Eyal & Annie: would be a tough relationship long term unless one of them takes a desk job or quits their respective agency. The level of passion would definitely be stellar... for however long it lasted. Maybe they will continue to do a slow smolder (frustrating)and connect down the road a bit? I'd be a double-agent for Eyal any old time...Are you listening E.L.?
Morgan Richter said…
Svenska, I'm glad you agree about Eyal. He has sparkling chemistry with Annie, and while it would be nearly impossible for the two of them to have any kind of a solid relationship, I'd love to see him on many more episodes, flirting with Annie and being roguish and charming.
Svenska said…
Okay Morgan, since you are an Eyal Lavin fan. Both USA Network and Youtube have a clip promoting the new season of Covert Affairs. The Eyal moments (2 of them) are brief but mmmmmmmm, so promising. What wouldn't I do to walk into a lowly-lit hotel room and find a scorching Mossad guy, black trench, scotch in hand, pensive, raises his eyes to yours...oh yes.

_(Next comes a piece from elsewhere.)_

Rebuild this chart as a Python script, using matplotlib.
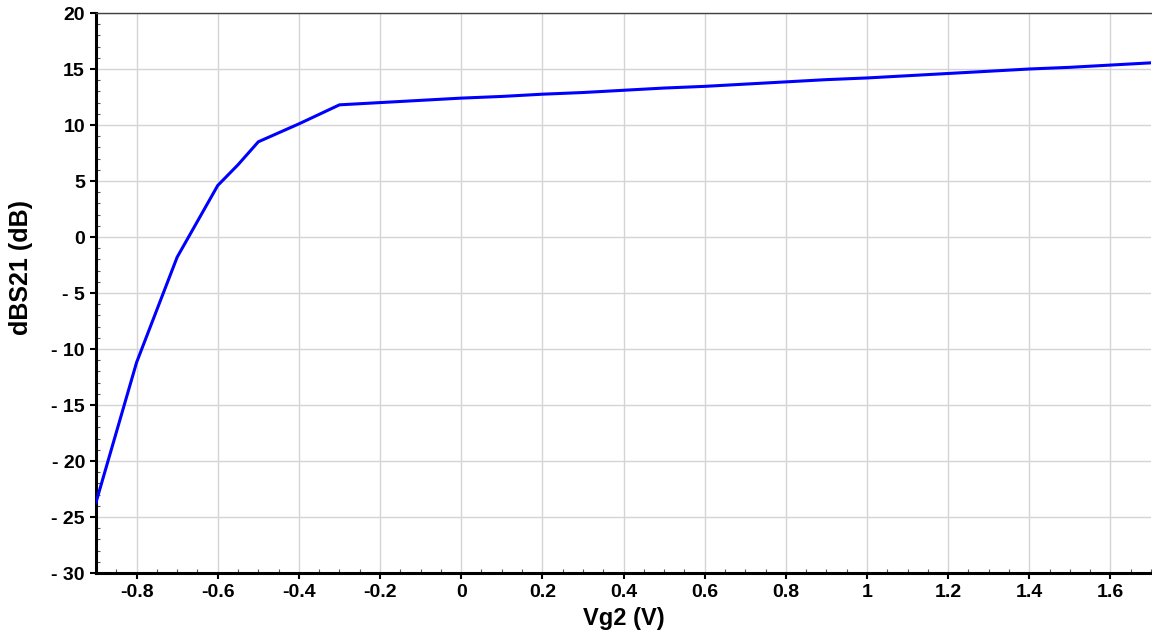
import matplotlib.pyplot as plt
import numpy as np
from matplotlib.ticker import MultipleLocator, FuncFormatter

plt.rcParams['font.family'] = ['Liberation Sans', 'DejaVu Sans']
plt.rcParams['font.weight'] = 'bold'

# Vg2 sweep (V) and measured dBS21 (dB)
vg2 = [-0.9, -0.8, -0.7, -0.6, -0.55, -0.5, -0.4, -0.3, -0.2, -0.1, 0.0,
       0.1, 0.2, 0.3, 0.4, 0.5, 0.6, 0.7, 0.8, 0.9, 1.0,
       1.1, 1.2, 1.3, 1.4, 1.5, 1.6, 1.7]
dbs21 = [-23.7, -11.2, -1.8, 4.6, 6.45, 8.5, 10.1, 11.8, 12.0, 12.2, 12.4,
         12.55, 12.75, 12.9, 13.1, 13.3, 13.45, 13.65, 13.85, 14.05, 14.2,
         14.4, 14.6, 14.8, 15.0, 15.15, 15.35, 15.55]

xticks = [-0.8, -0.6, -0.4, -0.2, 0, 0.2, 0.4, 0.6, 0.8, 1, 1.2, 1.4, 1.6]
xticklabels = ['-0.8', '-0.6', '-0.4', '-0.2', '0', '0.2', '0.4', '0.6',
               '0.8', '1', '1.2', '1.4', '1.6']

fig = plt.figure(figsize=(11.52, 6.33), dpi=100)
ax = fig.add_axes([96/1152, 1-573/633, 1055/1152, 560/633])

ax.plot(vg2, dbs21, color='#0000ff', lw=2.2, zorder=3)

ax.set_xlim(-0.9, 1.7)
ax.set_ylim(-30, 20)
ax.set_xticks(xticks)
ax.set_xticklabels(xticklabels)
ax.set_yticks(np.arange(-30, 21, 5))
ax.yaxis.set_major_formatter(FuncFormatter(
    lambda v, p: ('- %d' % abs(v)) if v < 0 else '%d' % v))
ax.xaxis.set_minor_locator(MultipleLocator(0.05))
ax.yaxis.set_minor_locator(MultipleLocator(1))

ax.grid(True, which='major', color='#d4d4d4', lw=1)
ax.tick_params(which='major', direction='out', length=4, width=1.5,
               labelsize=14, pad=4)
ax.tick_params(which='minor', direction='in', length=3, width=0.8,
               color='#555555')
for t in ax.get_xticklabels() + ax.get_yticklabels():
    t.set_fontweight('bold')

ax.spines['left'].set_linewidth(2.2)
ax.spines['bottom'].set_linewidth(2.2)
ax.spines['top'].set_linewidth(1)
ax.spines['top'].set_color('#404040')
ax.spines['right'].set_visible(False)

ax.set_xlabel('Vg2 (V)', fontsize=17, fontweight='bold')
ax.set_ylabel('dBS21 (dB)', fontsize=18, fontweight='bold')
ax.xaxis.set_label_coords(0.5, -0.061)
ax.yaxis.set_label_coords(-0.06, 0.545)

fig.savefig('out.png', dpi=100)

Oh and did I mention Annie handcuffs Mr. Lavin to a bed. The Mid-Season date is November first.
Morgan Richter said…
Looks good, Svenska! Thanks for the clip. I'm very glad they're using Eyal more -- he's a fun character, and thus far the episodes he's been in have been among the very best. And the handcuffs certainly don't hurt...
Svenska said…
Hey Morgan! Did you have any thoughts on the last Eyal and Annie episode "A Girl Like You"? Eyal was delish in that bar scene. I'm surprised Annie didn't fall of of her bar stool the way he was reeling her in. My, my, my!
Morgan Richter said…
Crazily enough, Svenska, I still haven't seen the latest Eyal-Annie episode. I've been meaning to, because I love those two crazy kids together, but the last few months have gotten away from me. I'll have to make an effort to track it down and watch it, because it sounds fabulous.
Svenska said…
Morgan: I think it's on the USA Covert Affairs page for a little while and maybe on Hulu?

Would love to hear your thoughts after you watch it of course.